El mejor arma de descubrimiento, un libro.

Cuando leo una historia de amor desgarrada por la tragedia que ha padecido uno de sus personajes no puedo evitar sentir un nudo en el estómago. Son personajes intensos, desamparados por la historia de sus vidas. Son personajes dependientes, retorcidos, vacíos, contradictorios, que no saben solventar sus problemas sobre el amor y la correspondencia. Están enfermos. O mejor dicho, deshechos. Se desdibuja su historia con cada sonrisa torcida, con cada relación destrozada, con cada deseo cruel e impío. El sadismo que reflejan con sus acciones, la desesperante esperanza de llenar el vacío que les han provocado, la dependencia salvaje e impura que les llevan a la autodestrucción de sus almas, no hacen más que preguntarme si yo también soy así.

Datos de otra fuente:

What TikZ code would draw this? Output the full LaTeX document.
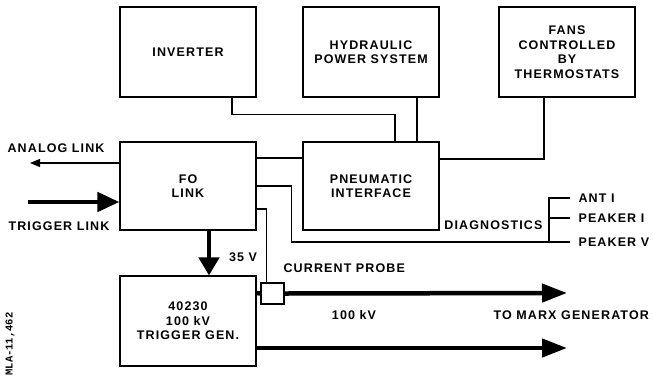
\documentclass[tikz,border=0pt]{standalone}
\usepackage{fontspec}
\setmainfont{Liberation Sans}[LetterSpace=9]
\setmonofont{Liberation Mono}
\usetikzlibrary{arrows.meta}

\tikzset{
	block/.style={draw, rectangle, minimum width=136pt, minimum height=90pt, align=center, font=\bfseries\fontsize{12.5}{14.5}\selectfont},
	beschr/.style={inner sep=0pt, font=\bfseries\fontsize{12.5}{14.5}\selectfont},
	dick/.style={line width=4.5pt},
}

\begin{document}
\begin{tikzpicture}[x=1pt, y=-1pt, line width=1.1pt]
	\useasboundingbox (0,0) rectangle (654,376);
	
	% obere Reihe
	\node (inv) [block] at (188,52) {INVERTER};
	\node (hyd) [block] at (371,52) {HYDRAULIC\\POWER SYSTEM};
	\node (fans) [block] at (567,52) {FANS\\CONTROLLED\\BY\\THERMOSTATS};
	
	% mittlere Reihe
	\node (fo) [block, minimum height=88pt] at (188,186) {FO\\LINK};
	\node (pneu) [block, minimum height=88pt] at (371,186) {PNEUMATIC\\INTERFACE};
	
	% Trigger-Generator und Stromsonde
	\node (gen) [block] at (188,321) {40230\\100 kV\\TRIGGER GEN.};
	\node (probe) [draw, rectangle, minimum width=23pt, minimum height=21pt, inner sep=0pt] at (272.5,293.5) {};
	
	% Verbindungen oben
	\draw ([xshift=44pt]inv.south) |- ++(0,17) -| ([xshift=24pt]pneu.north);
	\draw ([xshift=46pt]hyd.south) -- ([xshift=46pt]pneu.north);
	\draw ([xshift=-23pt]fans.south) |- ([yshift=27pt]pneu.east);
	\draw ([yshift=28pt]fo.east) -- ([yshift=28pt]pneu.west);
	
	% Links
	\coordinate (analog) at (30,163);
	\coordinate (trig) at (28,202);
	\node (analogtxt) [beschr, anchor=west] at (7,148) {ANALOG LINK};
	\node (trigtxt) [beschr, anchor=west] at (8,226) {TRIGGER LINK};
	\draw[-{Triangle[length=10pt,width=8pt]}] ([yshift=23pt]fo.west) -- (analog);
	\draw[dick, -{Triangle[length=22pt,width=19pt]}] (trig) -- ([yshift=-16pt]fo.west);
	
	% Diagnose
	\coordinate (ant) at (570,198);
	\coordinate (peaki) at (570,218);
	\coordinate (peakv) at (570,242);
	\coordinate (klammer) at (549,242);
	\node (diagtxt) [beschr, anchor=east] at (543,225) {DIAGNOSTICS};
	\node (anttxt) [beschr, anchor=west] at (578,198) {ANT I};
	\node (peakitxt) [beschr, anchor=west] at (578,218) {PEAKER I};
	\node (peakvtxt) [beschr, anchor=west] at (578,242) {PEAKER V};
	\draw (fo.east) -- ++(35,0) |- (peakv);
	\draw (ant) -| (klammer);
	\draw (peaki) -- (peaki -| klammer);
	
	% 35 V und Sonde
	\node (vtxt) [beschr] at (243,257) {35 V};
	\node (probetxt) [beschr, anchor=west] at (283,268) {CURRENT PROBE};
	\draw[dick, -{Triangle[length=18pt,width=20pt]}] ([xshift=21pt]fo.south) -- ([xshift=21pt]gen.north);
	\draw ([yshift=-23pt]fo.east) -| ([xshift=-6pt]probe.north);
	
	% Ausgaenge
	\coordinate (aus1) at (567,293);
	\coordinate (aus2) at (567,348);
	\draw[dick] ([yshift=28pt]gen.east) -- (probe.west);
	\draw[dick, -{Triangle[length=25pt,width=18pt]}] (probe.east) -- (aus1);
	\draw[dick, -{Triangle[length=25pt,width=18pt]}] ([yshift=-27pt]gen.east) -- (aus2);
	\node (kvtxt) [beschr] at (354,315) {100 kV};
	\node (marxtxt) [beschr, anchor=west] at (493,315) {TO MARX GENERATOR};
	
	% Kennung
	\node (kennz) [rotate=90, inner sep=0pt, font=\ttfamily\bfseries\fontsize{10.5}{10.5}\selectfont] at (10,344) {MLA-11,462};
	
\end{tikzpicture}
\end{document}
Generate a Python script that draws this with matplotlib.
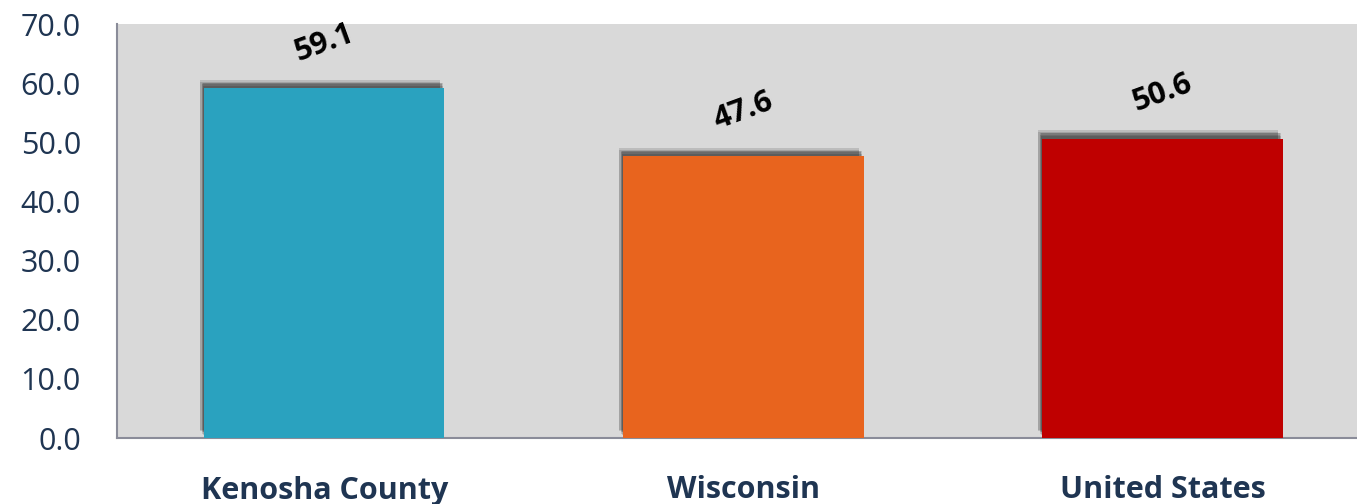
import matplotlib.pyplot as plt
import matplotlib.patheffects as pe

categories = ["Kenosha County", "Wisconsin", "United States"]
values = [59.1, 47.6, 50.6]
colors = ["#2AA2BF", "#E8641E", "#BF0000"]
yticks = [0, 10, 20, 30, 40, 50, 60, 70]

plt.rcParams['font.family'] = ['Open Sans', 'DejaVu Sans']

fig = plt.figure(figsize=(13.57, 5.04), dpi=100)
ax = fig.add_axes([117 / 1357, 1 - 438 / 504, 1 - 117 / 1357, (438 - 24) / 504])
ax.set_facecolor("#D9D9D9")

x = range(len(categories))
bars = ax.bar(x, values, width=0.573, color=colors, zorder=3)
# soft shadow: stack a few faint offset copies
shadow = [pe.SimplePatchShadow(offset=(dx, dy), shadow_rgbFace="black", alpha=0.13)
          for dx, dy in [(-1, 2), (-2, 3), (-2, 4), (-3, 5), (-3, 6), (-1, 4)]]
for b in bars:
    b.set_path_effects(shadow + [pe.Normal()])

for i, v in enumerate(values):
    ax.annotate(f"{v:.1f}", (i, v), xytext=(0, 33), textcoords="offset points",
                ha="center", va="center", rotation=20, fontsize=22, fontweight="bold",
                color="black")

ax.set_xlim(-0.495, 2.464)
ax.set_ylim(0, 70)
ax.set_yticks(yticks)
ax.set_yticklabels([f"{t:.1f}" for t in yticks], fontsize=22, color="#1F3552")
ax.set_xticks(list(x))
ax.set_xticklabels(categories, fontsize=22, fontweight="bold", color="#1F3552")
ax.tick_params(axis="both", length=0)
ax.tick_params(axis="x", pad=27)
ax.tick_params(axis="y", pad=26)

for s in ["top", "right"]:
    ax.spines[s].set_visible(False)
for s in ["left", "bottom"]:
    ax.spines[s].set_color("#8A8C99")
    ax.spines[s].set_linewidth(1.5)

fig.savefig("out.png", dpi=100)
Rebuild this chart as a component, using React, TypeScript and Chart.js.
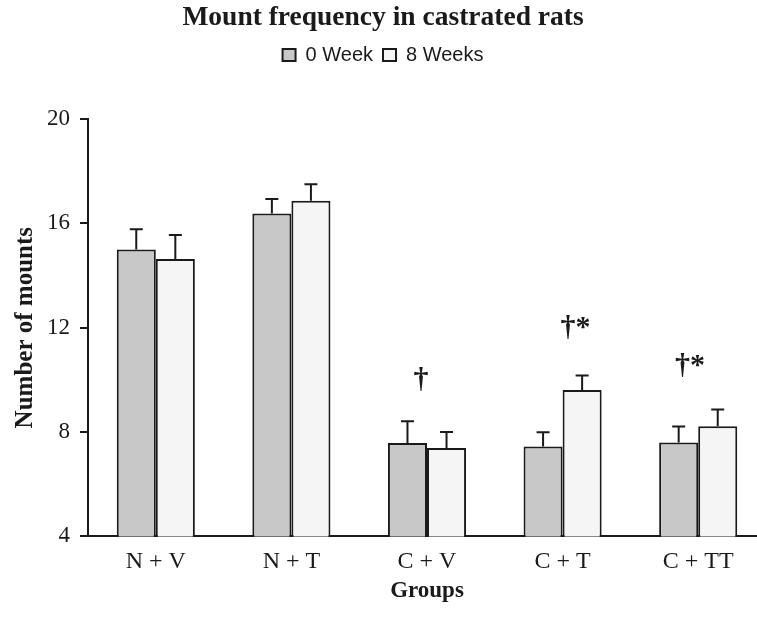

Por mucha luz que uno desprenda, por mucha nobleza que uno posea, siguen existiendo recovecos oscuros y brutales que van despedazando, cual lobo, esta pureza primigenia que posee el ser humano impoluto. Un ser humano libre de pecados carnales, de atrocidades familiares, de secretos infatigables.
Con cada personaje oscuro que me encuentro, aumenta mi desazón, mi desequilibrio. ¿Acaso no estoy haciendo malabares con mi propia cordura, con esta conciencia que intenta sellar lo olvidado?
Cada libro que muestra la horrible verdad de aquellos que profesan y aman el daño, hace un poco más de mella en mi percepción de lo que yo considero realidad. Y vuelve a mi mente la pregunta de si podría haber sido diferente.